TO BE DONE:
Pictures are not part of the copy. Retype the lines from the first one through the line that contains "PW, PH = W - ML - MR, H - MT - MB".

>> start PROVIDED DATA

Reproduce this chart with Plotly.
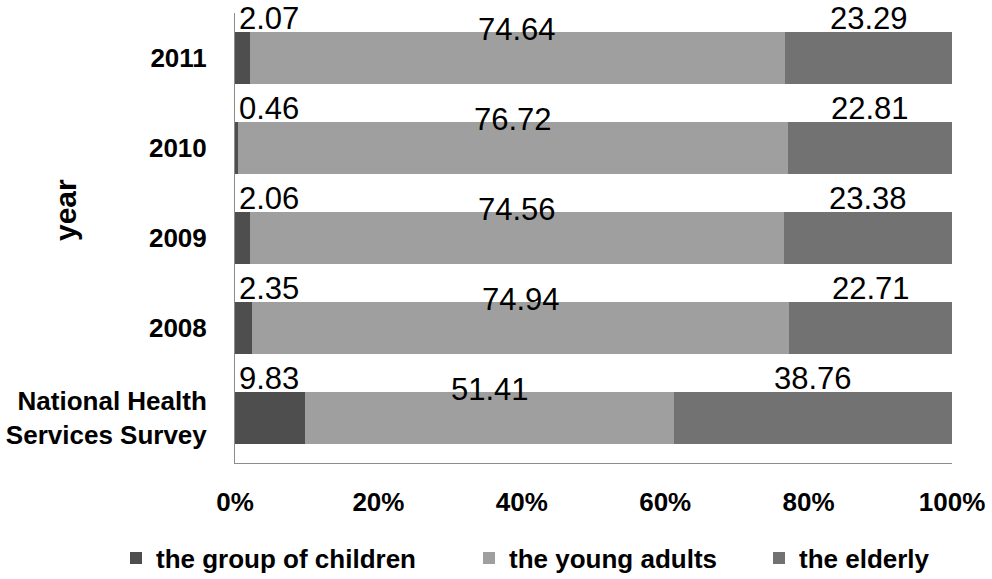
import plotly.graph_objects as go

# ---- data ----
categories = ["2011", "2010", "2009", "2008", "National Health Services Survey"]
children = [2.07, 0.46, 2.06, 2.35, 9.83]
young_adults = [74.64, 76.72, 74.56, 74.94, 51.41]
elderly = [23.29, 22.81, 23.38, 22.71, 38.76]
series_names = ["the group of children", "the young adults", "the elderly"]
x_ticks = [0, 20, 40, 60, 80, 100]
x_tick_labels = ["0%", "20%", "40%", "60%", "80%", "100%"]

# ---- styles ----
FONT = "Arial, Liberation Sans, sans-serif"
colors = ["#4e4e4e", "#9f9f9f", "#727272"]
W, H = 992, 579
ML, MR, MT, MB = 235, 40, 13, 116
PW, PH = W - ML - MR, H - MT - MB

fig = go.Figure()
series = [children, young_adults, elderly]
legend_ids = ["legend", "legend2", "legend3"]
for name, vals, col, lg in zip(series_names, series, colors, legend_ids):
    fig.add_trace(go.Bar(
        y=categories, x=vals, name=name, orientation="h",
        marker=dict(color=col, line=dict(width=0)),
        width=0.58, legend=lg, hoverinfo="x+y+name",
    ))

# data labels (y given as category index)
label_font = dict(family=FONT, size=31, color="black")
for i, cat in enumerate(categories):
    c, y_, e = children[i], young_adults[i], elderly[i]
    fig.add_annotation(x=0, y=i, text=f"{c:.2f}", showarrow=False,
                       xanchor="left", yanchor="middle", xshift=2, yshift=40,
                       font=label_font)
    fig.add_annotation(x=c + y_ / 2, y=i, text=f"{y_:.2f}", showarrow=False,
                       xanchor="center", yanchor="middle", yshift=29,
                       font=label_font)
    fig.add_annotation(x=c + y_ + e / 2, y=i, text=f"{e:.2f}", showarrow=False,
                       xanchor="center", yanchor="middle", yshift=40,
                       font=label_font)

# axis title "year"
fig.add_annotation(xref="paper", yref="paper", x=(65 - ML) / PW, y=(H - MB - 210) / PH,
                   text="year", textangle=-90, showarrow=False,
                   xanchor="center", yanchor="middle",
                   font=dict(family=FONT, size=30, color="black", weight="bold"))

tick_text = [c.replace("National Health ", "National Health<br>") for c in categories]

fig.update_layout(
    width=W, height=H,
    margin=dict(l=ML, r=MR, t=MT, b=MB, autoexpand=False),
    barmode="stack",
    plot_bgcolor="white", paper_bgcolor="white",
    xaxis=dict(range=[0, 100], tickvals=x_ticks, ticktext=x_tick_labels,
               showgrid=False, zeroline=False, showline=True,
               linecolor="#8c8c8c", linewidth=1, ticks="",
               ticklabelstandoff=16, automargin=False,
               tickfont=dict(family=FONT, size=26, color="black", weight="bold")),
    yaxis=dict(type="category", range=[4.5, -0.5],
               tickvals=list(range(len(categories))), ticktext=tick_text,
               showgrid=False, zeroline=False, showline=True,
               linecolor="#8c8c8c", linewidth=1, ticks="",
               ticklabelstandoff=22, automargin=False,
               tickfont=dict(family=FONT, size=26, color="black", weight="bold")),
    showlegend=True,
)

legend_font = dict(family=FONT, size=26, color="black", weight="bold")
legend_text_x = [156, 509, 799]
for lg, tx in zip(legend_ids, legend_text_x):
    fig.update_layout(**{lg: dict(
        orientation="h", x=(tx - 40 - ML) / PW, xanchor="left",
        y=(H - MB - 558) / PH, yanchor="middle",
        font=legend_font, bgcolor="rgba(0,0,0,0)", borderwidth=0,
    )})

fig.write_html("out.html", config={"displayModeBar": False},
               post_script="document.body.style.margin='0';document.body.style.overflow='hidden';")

>> end PROVIDED DATA

RESULT:
Reproduce this chart with Plotly.
import plotly.graph_objects as go

# ---- data ----
categories = ["2011", "2010", "2009", "2008", "National Health Services Survey"]
children = [2.07, 0.46, 2.06, 2.35, 9.83]
young_adults = [74.64, 76.72, 74.56, 74.94, 51.41]
elderly = [23.29, 22.81, 23.38, 22.71, 38.76]
series_names = ["the group of children", "the young adults", "the elderly"]
x_ticks = [0, 20, 40, 60, 80, 100]
x_tick_labels = ["0%", "20%", "40%", "60%", "80%", "100%"]

# ---- styles ----
FONT = "Arial, Liberation Sans, sans-serif"
colors = ["#4e4e4e", "#9f9f9f", "#727272"]
W, H = 992, 579
ML, MR, MT, MB = 235, 40, 13, 116
PW, PH = W - ML - MR, H - MT - MB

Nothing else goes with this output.